His life and considerable output are well known [1], even if the conditions of his stay and work in the Ottoman capital are less so.

In comparison, the topographical engineer Jacques Pervititch was a more modest, local and artisanal cartographer, but who nevertheless set himself in the heritage of Goad, since he made explicit reference to him in his maps. Although working, like Goad, for the “Syndicate of Fire Insurance Companies Operating in Constantinople[2]”, a union set up in 1900, he still remains very little known and was little recognised in his time (all we know is that his proposals to work with the Western urbanists then operating in Turkey were turned down). He was a Levantine, a Catholic of Serbian origins, born in Constantinople circa 1878, and he then took his secondary education with the Lassallians of Saint-Joseph in Moda (he graduated in 1895). As an independent producer, he seems only to have worked in Turkey - in Istanbul, Izmir, Trabzon, as well as the Dardanelles and Bursa (Prussa) – in a close relationship with the Lassallian and Assumptionist milieus of the time. After 1940, the engineer’s name was Turkified into “Pervitiç” and the French language vanished from his plates.

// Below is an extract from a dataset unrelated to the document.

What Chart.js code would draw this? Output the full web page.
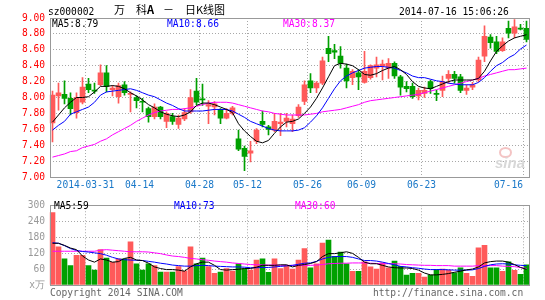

The Ch. E. Goad series includes four lots of unequal dimensions: 3 “volumes” covering Constantinople; and one for Izmir (Smyrna). The Istanbul volumes are divided as follows: 20 plates for “Stamboul”, the term used in the early 20th century to describe the historical peninsula (or the Byzantine-Ottoman city); 18 plates for “Pera-Galata, that is to say the quarters situated on the other bank of the Golden Horn; and 14 plates for Kadıköy, the former Chalcedon, on the Anatolian bank of the Bosporus. Finally, the “Smyrna” volume – which portrays the harbour town before the great fire of 1922 – contains 11 plates. Each lot is accompanied by a global index plate.

Istamboul : Quartiers Grand Bazar

Constantinople vol. I Stamboul : Quartiers Grand Bazar. Goad, Charles E. 1904

The Pervititch series, which covers a greater portion of territory and which is richer in details than Goad’s, is made up of seven geographical sub-sets, distributed as follows: 38 (+ 1 global) plates for the “Fatih-Aksaray” zone, at the heart of the historical peninsula (publication of these plates was spread between 1928 and 1939); then 18 (+1) for the coastal zone bordering the Golden Horn of Eminönü (from 1940 to 1943); then 11 (+ 3) plates for Beyoğlu, whose publication stretched from 1925 to 1945; then comes the “Kadiköy” lot made up of 14 (+2) plates, dated from 1930 to 1939. The other lots concern territories that Goad did not cover: a small section for “Ortaköy”, a village on the European bank of the Bosporus (4 plates and an index, in 1929), one for “Bechiktache (Beşiktaş)” (14 plates, an index plate and a “captions” plate, all dated 1922; and finally a small “Üsküdar” lot (5 plates, published from 1930 to 1933) with a scale oscillating between 1/500th and 1/4000th.


[1] See, for example, for the pre-Ottoman period of his career: Niels van Manen (2014), “Les plans d’assurance incendie de Goad : cartographie des risques d’incendie et normalisation des risques industriels (1885-1903)”, Le Mouvement Social, n° 249, p. 163-185.

[2] Which became the “Central Office of Insurers in Turkey” at the end of the 1930s.